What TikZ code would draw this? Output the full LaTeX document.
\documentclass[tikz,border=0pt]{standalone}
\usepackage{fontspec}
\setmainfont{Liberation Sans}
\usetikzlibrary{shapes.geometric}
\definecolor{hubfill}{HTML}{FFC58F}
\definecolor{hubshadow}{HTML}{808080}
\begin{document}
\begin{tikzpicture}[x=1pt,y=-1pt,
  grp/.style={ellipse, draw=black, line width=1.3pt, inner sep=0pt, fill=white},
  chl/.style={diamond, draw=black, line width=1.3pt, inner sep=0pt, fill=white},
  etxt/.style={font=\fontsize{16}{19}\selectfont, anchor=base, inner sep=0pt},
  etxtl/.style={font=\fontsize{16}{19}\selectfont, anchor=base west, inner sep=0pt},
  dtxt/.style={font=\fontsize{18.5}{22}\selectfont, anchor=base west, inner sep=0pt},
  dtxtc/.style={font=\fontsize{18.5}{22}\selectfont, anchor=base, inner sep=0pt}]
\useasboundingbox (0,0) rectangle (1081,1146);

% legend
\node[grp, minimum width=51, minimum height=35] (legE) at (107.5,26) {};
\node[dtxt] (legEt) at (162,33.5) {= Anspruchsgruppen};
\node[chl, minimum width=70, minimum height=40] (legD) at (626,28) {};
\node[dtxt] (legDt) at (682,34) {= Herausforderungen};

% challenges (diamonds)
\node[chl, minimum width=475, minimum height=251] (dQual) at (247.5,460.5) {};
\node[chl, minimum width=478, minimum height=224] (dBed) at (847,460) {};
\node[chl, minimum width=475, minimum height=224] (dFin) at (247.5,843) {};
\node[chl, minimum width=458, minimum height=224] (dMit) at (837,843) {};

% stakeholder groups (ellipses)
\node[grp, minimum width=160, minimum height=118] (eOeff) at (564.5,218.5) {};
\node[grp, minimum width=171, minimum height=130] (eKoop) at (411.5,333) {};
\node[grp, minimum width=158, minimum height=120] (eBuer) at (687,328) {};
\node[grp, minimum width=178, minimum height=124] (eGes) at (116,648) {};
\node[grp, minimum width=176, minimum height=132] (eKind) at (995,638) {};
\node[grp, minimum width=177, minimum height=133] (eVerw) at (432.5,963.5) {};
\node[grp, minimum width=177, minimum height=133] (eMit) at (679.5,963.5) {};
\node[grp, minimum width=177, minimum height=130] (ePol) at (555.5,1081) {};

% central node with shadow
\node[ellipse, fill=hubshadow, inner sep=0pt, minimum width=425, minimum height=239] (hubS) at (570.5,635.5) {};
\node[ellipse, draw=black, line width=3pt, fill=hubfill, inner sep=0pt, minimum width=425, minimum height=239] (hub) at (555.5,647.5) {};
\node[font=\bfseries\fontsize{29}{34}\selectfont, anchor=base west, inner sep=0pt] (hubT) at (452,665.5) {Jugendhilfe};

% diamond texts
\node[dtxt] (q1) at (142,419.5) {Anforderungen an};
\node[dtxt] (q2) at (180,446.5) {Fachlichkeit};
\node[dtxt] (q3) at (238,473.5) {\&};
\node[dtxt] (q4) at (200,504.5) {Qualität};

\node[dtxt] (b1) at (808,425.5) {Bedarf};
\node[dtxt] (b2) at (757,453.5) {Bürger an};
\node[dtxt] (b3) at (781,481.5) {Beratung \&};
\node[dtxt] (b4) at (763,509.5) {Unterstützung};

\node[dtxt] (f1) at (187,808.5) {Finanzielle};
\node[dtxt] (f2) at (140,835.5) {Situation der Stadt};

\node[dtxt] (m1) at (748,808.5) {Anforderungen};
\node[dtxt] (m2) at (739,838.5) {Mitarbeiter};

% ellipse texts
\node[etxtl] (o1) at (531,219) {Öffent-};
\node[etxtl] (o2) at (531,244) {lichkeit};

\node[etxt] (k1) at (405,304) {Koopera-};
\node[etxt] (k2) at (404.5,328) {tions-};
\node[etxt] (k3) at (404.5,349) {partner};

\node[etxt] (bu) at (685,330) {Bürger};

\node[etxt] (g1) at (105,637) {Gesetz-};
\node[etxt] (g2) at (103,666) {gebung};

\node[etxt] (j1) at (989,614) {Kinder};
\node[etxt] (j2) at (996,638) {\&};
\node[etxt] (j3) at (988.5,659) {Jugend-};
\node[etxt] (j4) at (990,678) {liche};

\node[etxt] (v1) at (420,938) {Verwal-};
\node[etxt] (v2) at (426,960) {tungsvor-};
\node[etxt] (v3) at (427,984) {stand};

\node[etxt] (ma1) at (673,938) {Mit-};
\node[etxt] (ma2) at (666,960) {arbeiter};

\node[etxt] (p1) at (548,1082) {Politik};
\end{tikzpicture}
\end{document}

» To be done
Set down the listing above in full, please, exactly as it appears.

» Reply
What TikZ code would draw this? Output the full LaTeX document.
\documentclass[tikz,border=0pt]{standalone}
\usepackage{fontspec}
\setmainfont{Liberation Sans}
\usetikzlibrary{shapes.geometric}
\definecolor{hubfill}{HTML}{FFC58F}
\definecolor{hubshadow}{HTML}{808080}
\begin{document}
\begin{tikzpicture}[x=1pt,y=-1pt,
  grp/.style={ellipse, draw=black, line width=1.3pt, inner sep=0pt, fill=white},
  chl/.style={diamond, draw=black, line width=1.3pt, inner sep=0pt, fill=white},
  etxt/.style={font=\fontsize{16}{19}\selectfont, anchor=base, inner sep=0pt},
  etxtl/.style={font=\fontsize{16}{19}\selectfont, anchor=base west, inner sep=0pt},
  dtxt/.style={font=\fontsize{18.5}{22}\selectfont, anchor=base west, inner sep=0pt},
  dtxtc/.style={font=\fontsize{18.5}{22}\selectfont, anchor=base, inner sep=0pt}]
\useasboundingbox (0,0) rectangle (1081,1146);

% legend
\node[grp, minimum width=51, minimum height=35] (legE) at (107.5,26) {};
\node[dtxt] (legEt) at (162,33.5) {= Anspruchsgruppen};
\node[chl, minimum width=70, minimum height=40] (legD) at (626,28) {};
\node[dtxt] (legDt) at (682,34) {= Herausforderungen};

% challenges (diamonds)
\node[chl, minimum width=475, minimum height=251] (dQual) at (247.5,460.5) {};
\node[chl, minimum width=478, minimum height=224] (dBed) at (847,460) {};
\node[chl, minimum width=475, minimum height=224] (dFin) at (247.5,843) {};
\node[chl, minimum width=458, minimum height=224] (dMit) at (837,843) {};

% stakeholder groups (ellipses)
\node[grp, minimum width=160, minimum height=118] (eOeff) at (564.5,218.5) {};
\node[grp, minimum width=171, minimum height=130] (eKoop) at (411.5,333) {};
\node[grp, minimum width=158, minimum height=120] (eBuer) at (687,328) {};
\node[grp, minimum width=178, minimum height=124] (eGes) at (116,648) {};
\node[grp, minimum width=176, minimum height=132] (eKind) at (995,638) {};
\node[grp, minimum width=177, minimum height=133] (eVerw) at (432.5,963.5) {};
\node[grp, minimum width=177, minimum height=133] (eMit) at (679.5,963.5) {};
\node[grp, minimum width=177, minimum height=130] (ePol) at (555.5,1081) {};

% central node with shadow
\node[ellipse, fill=hubshadow, inner sep=0pt, minimum width=425, minimum height=239] (hubS) at (570.5,635.5) {};
\node[ellipse, draw=black, line width=3pt, fill=hubfill, inner sep=0pt, minimum width=425, minimum height=239] (hub) at (555.5,647.5) {};
\node[font=\bfseries\fontsize{29}{34}\selectfont, anchor=base west, inner sep=0pt] (hubT) at (452,665.5) {Jugendhilfe};

% diamond texts
\node[dtxt] (q1) at (142,419.5) {Anforderungen an};
\node[dtxt] (q2) at (180,446.5) {Fachlichkeit};
\node[dtxt] (q3) at (238,473.5) {\&};
\node[dtxt] (q4) at (200,504.5) {Qualität};

\node[dtxt] (b1) at (808,425.5) {Bedarf};
\node[dtxt] (b2) at (757,453.5) {Bürger an};
\node[dtxt] (b3) at (781,481.5) {Beratung \&};
\node[dtxt] (b4) at (763,509.5) {Unterstützung};

\node[dtxt] (f1) at (187,808.5) {Finanzielle};
\node[dtxt] (f2) at (140,835.5) {Situation der Stadt};

\node[dtxt] (m1) at (748,808.5) {Anforderungen};
\node[dtxt] (m2) at (739,838.5) {Mitarbeiter};

% ellipse texts
\node[etxtl] (o1) at (531,219) {Öffent-};
\node[etxtl] (o2) at (531,244) {lichkeit};

\node[etxt] (k1) at (405,304) {Koopera-};
\node[etxt] (k2) at (404.5,328) {tions-};
\node[etxt] (k3) at (404.5,349) {partner};

\node[etxt] (bu) at (685,330) {Bürger};

\node[etxt] (g1) at (105,637) {Gesetz-};
\node[etxt] (g2) at (103,666) {gebung};

\node[etxt] (j1) at (989,614) {Kinder};
\node[etxt] (j2) at (996,638) {\&};
\node[etxt] (j3) at (988.5,659) {Jugend-};
\node[etxt] (j4) at (990,678) {liche};

\node[etxt] (v1) at (420,938) {Verwal-};
\node[etxt] (v2) at (426,960) {tungsvor-};
\node[etxt] (v3) at (427,984) {stand};

\node[etxt] (ma1) at (673,938) {Mit-};
\node[etxt] (ma2) at (666,960) {arbeiter};

\node[etxt] (p1) at (548,1082) {Politik};
\end{tikzpicture}
\end{document}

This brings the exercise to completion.